Park Güell closes out 2023 with 4.4 million visitors 


Regulating access to the park makes for quality visits, promotes a more sustainable tourism model and favours a balance between tourism and use by local residents   

Eight out of every ten tickets are now being purchased in advance through the official website, guaranteeing smooth and orderly access Real-time information on ticket availability is also provided so that visitors can avoid unnecessary trips to the park area

Last year, the number of students who visited the park as part of the Park Güell and Schools programme doubled compared to the previous year, reaching nearly 60,000

In 2023, Park Güell welcomed 4.4 million visitors, up 6% from the previous year. The profile of the average visitor is a foreigner between the ages of 25 and 34. A quarter of visitors come to the park because they see it as a Barcelona landmark, while 22% do so out of an interest in discovering Gaudí’s architecture. 

Park Güell, declared a UNESCO World Heritage Site in 1984, is one of Barcelona’s most visited Gaudí creations. Since 2013, Barcelona de Serveis Municipals (BSM) has been regulating access to the park on behalf of Barcelona City Council, with the goal of preserving this iconic city space and guaranteeing proper maintenance and compatibility with neighbourhood and school activities. 

Initially, the regulations only applied to the Park Güell Monument Area, but in 2020 the regulated area was expanded to cover the entire park, which went from a maximum capacity of 9 million to 4.5 million visitors. These measures are still in place and aim to preserve this heritage site and promote a more sustainable, responsible and carefully planned tourism model that has less impact on the surrounding area. 

In addition to regulating access, Park Güell has also carried out various initiatives and campaigns to promote advance online ticket sales, facilitating smooth and orderly access to the park. In 2023, 83% of tickets, even 95% at some points during the summer, were sold in advance. 

Park Güell also provides real-time information on the availability of tickets through its channels. This avoids unnecessary trips to the park, improves the visitor experience and protects the surrounding area.  

A park for all: schools and local residents, two priority groups

Managing access to Park Güell, the city’s fourth-largest park in terms of surface area, not only ensures quality visits but also promotes a balance between tourism and use by local residents. Since the regulations went into effect, the residents of the six surrounding neighbourhoods (La Salut, Vallcarca-Penitents, El Coll, Can Baró, El Baix Guinardó and El Carmel), as well as the students at the schools in the park and its surrounding area (Baldiri Reixac, Reina Elisenda Virolai, Jesuïtes de Gràcia, Turó del Cargol and Escola Montseny) use the park on a daily basis as a place for recreation, sport and community life. Local residents have exclusive entrances and also specific time slots (“Good morning, Barcelona” and “Good evening, Barcelona”), as well as a card that gives them access to the park during public opening hours. 

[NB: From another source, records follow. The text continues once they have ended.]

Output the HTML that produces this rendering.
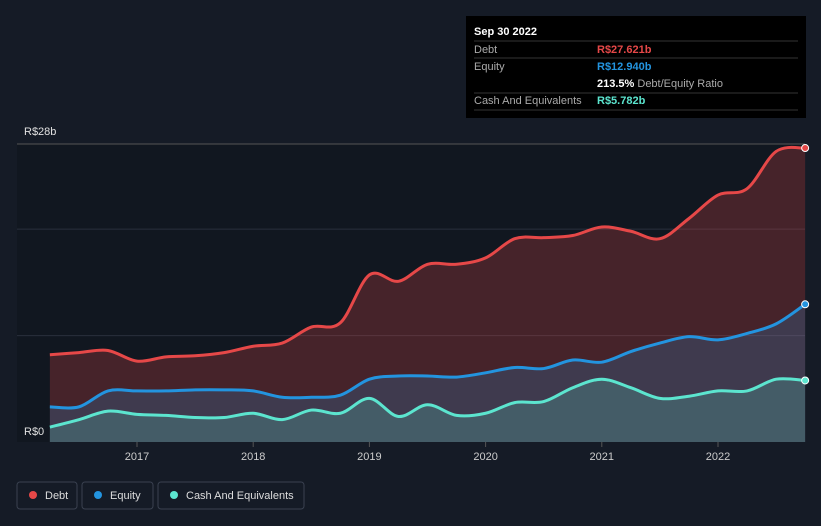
<!DOCTYPE html>
<html><head><meta charset="utf-8"><style>
body{margin:0;background:#151b26;font-family:"Liberation Sans",sans-serif;}
svg{display:block}
</style></head><body>
<svg id="chart" width="821" height="526">
<rect width="821" height="526" fill="#151b26"/>
<rect x="17" y="144" width="788" height="298" fill="#111720"/>
<g id="grid"></g>
<g id="areas"></g>
<g id="lines"></g>
<g id="xaxis"></g>
<text x="24" y="135" fill="#e0e0e0" font-size="11">R$28b</text>
<text x="24" y="435" fill="#e0e0e0" font-size="11">R$0</text>
<g>
<rect x="466" y="16" width="340" height="102" fill="#000"/>
<text x="474" y="35" fill="#fff" font-size="11" font-weight="bold">Sep 30 2022</text>
<line x1="474" y1="41" x2="798" y2="41" stroke="#333"/>
<text x="474" y="53" fill="#aaa" font-size="11">Debt</text>
<text x="597" y="53" fill="#e64848" font-size="11" font-weight="bold">R$27.621b</text>
<line x1="474" y1="58" x2="798" y2="58" stroke="#333"/>
<text x="474" y="70" fill="#aaa" font-size="11">Equity</text>
<text x="597" y="70" fill="#2394df" font-size="11" font-weight="bold">R$12.940b</text>
<text x="597" y="87" fill="#fff" font-size="11"><tspan font-weight="bold">213.5%</tspan><tspan fill="#aaa"> Debt/Equity Ratio</tspan></text>
<line x1="474" y1="93" x2="798" y2="93" stroke="#333"/>
<text x="474" y="104" fill="#aaa" font-size="11">Cash And Equivalents</text>
<text x="597" y="104" fill="#5ce5cf" font-size="11" font-weight="bold">R$5.782b</text>
<line x1="474" y1="110" x2="798" y2="110" stroke="#333"/>
</g>
<g>
<g><rect x="17" y="482" width="60" height="27" rx="3" fill="none" stroke="#3a4150"/><circle cx="33" cy="495" r="4" fill="#e64848"/><text x="45" y="499" fill="#ddd" font-size="11">Debt</text></g>
<g><rect x="82" y="482" width="71" height="27" rx="3" fill="none" stroke="#3a4150"/><circle cx="98" cy="495" r="4" fill="#2394df"/><text x="110" y="499" fill="#ddd" font-size="11">Equity</text></g>
<g><rect x="158" y="482" width="146" height="27" rx="3" fill="none" stroke="#3a4150"/><circle cx="174" cy="495" r="4" fill="#5ce5cf"/><text x="186" y="499" fill="#ddd" font-size="11">Cash And Equivalents</text></g>
</g>
</svg>
<script>
const startYear = 2016.25;
const quarterStep = 0.25;
const debt = [8.2,8.4,8.6,7.6,8.0,8.1,8.4,9.0,9.3,10.8,11.2,15.7,15.1,16.7,16.7,17.3,19.1,19.2,19.4,20.2,19.8,19.1,21.0,23.2,23.8,27.3,27.621];
const equity = [3.3,3.3,4.8,4.8,4.8,4.9,4.9,4.8,4.2,4.2,4.4,5.9,6.2,6.2,6.1,6.5,7.0,6.9,7.7,7.5,8.5,9.3,9.9,9.6,10.2,11.1,12.94];
const cash = [1.4,2.1,2.9,2.6,2.5,2.3,2.3,2.7,2.1,3.0,2.7,4.1,2.4,3.5,2.5,2.7,3.7,3.8,5.1,5.9,5.1,4.1,4.3,4.8,4.8,5.9,5.782];
const xTicks = [2017,2018,2019,2020,2021,2022];
const gridVals = [10,20,28];
const NS='http://www.w3.org/2000/svg';
const x = t => 137 + (t-2017)*116.2;
const y = v => 442 - v*298/28;
function mk(tag,attrs,parent){const e=document.createElementNS(NS,tag);for(const k in attrs)e.setAttribute(k,attrs[k]);parent.appendChild(e);return e;}
const grid=document.getElementById('grid');
gridVals.forEach(v=>{const l=mk('line',{x1:17,x2:805,y1:y(v),y2:y(v),stroke:v===28?'#555':'#2a303c'},grid);

});
const xa=document.getElementById('xaxis');
xTicks.forEach(t=>{const tx=mk('text',{x:x(t),y:460,fill:'#ccc','font-size':11,'text-anchor':'middle'},xa);tx.textContent=t;


const tk=mk('line',{x1:x(t),x2:x(t),y1:442,y2:447,stroke:'#555'},xa);

});
function pts(arr){return arr.map((v,i)=>[x(startYear+i*quarterStep),y(v)]);}
function path(p){let d='M'+p[0][0]+','+p[0][1];for(let i=0;i<p.length-1;i++){const p0=p[i-1]||p[i],p1=p[i],p2=p[i+1],p3=p[i+2]||p2;
const c1=[p1[0]+(p2[0]-p0[0])/6,p1[1]+(p2[1]-p0[1])/6],c2=[p2[0]-(p3[0]-p1[0])/6,p2[1]-(p3[1]-p1[1])/6];
d+=' C'+c1+' '+c2+' '+p2;}return d;}
const series=[['debt',debt,'#e64848','rgba(230,72,72,0.25)'],['equity',equity,'#2394df','rgba(35,148,223,0.2)'],['cash',cash,'#5ce5cf','rgba(92,229,207,0.2)']];
const ag=document.getElementById('areas'),lg=document.getElementById('lines');
series.forEach(([n,arr,c,f])=>{const p=pts(arr);const d=path(p);
const a=mk('path',{d:d+' L'+p[p.length-1][0]+',442 L'+p[0][0]+',442 Z',fill:f},ag);


const l=mk('path',{d:d,fill:'none',stroke:c,'stroke-width':3},lg);


const last=p[p.length-1];const dot=mk('circle',{cx:last[0],cy:last[1],r:3.5,fill:c,stroke:'#fff','stroke-width':1},lg);

});
</script>
</body></html>
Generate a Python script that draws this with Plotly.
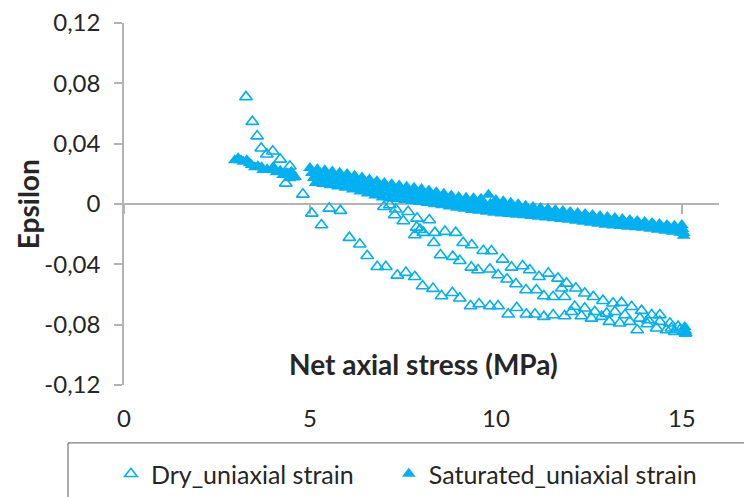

In addition to the 4.4 million visitors, over 500,000 Barcelona residents visited the park using the local resident card in 2023, up 37% from the previous year. And 164,000 city residents, twice as many as in 2022, visited the park as part of the Gaudir Més programme. 

In addition to these visits, 60,000 students from over 2,600 school groups participated in the Park Güell and Schools educational programme, which seeks to bring Gaudí’s work to students at all stages of education and is open to schools anywhere in the European Union. Most of these visits, 85%, were open ended and free of charge, while 15% were guided tours. Overall, school visits nearly doubled compared to the previous year.     

For the first time, 2023 also saw Park Güell host one of the STEAM events organised by BSM and the Polytechnic University of Catalonia – BarcelonaTech (UPC) with the goal of encouraging careers in science. Over 600 fifth- and sixth-year primary school students from ten different schools, including three from the neighbourhoods surrounding Park Güell, participated in the programme. During the event, they worked on their skills in maths, science, art and technology while discovering the secrets of Gaudí’s work and modernista architecture.

Meanwhile, 180 children aged 7 to 12 attended the educational Lego workshops that took place during weekends in November. 

Complementing these educational programmes, the park hosted numerous cultural activities based on the heritage and historical value of Gaudí’s oeuvre, organised in collaboration with the Barcelona History Museum (MUHBA). These activities included guided tours, concerts and open-air cinema, as well as the “Sant Jordi and the Park Güell Dragon” bookmark contest for local schools, the programme with Gràcia schools and the La Salut Associations Fair. Over 9,000 people participated in these activities.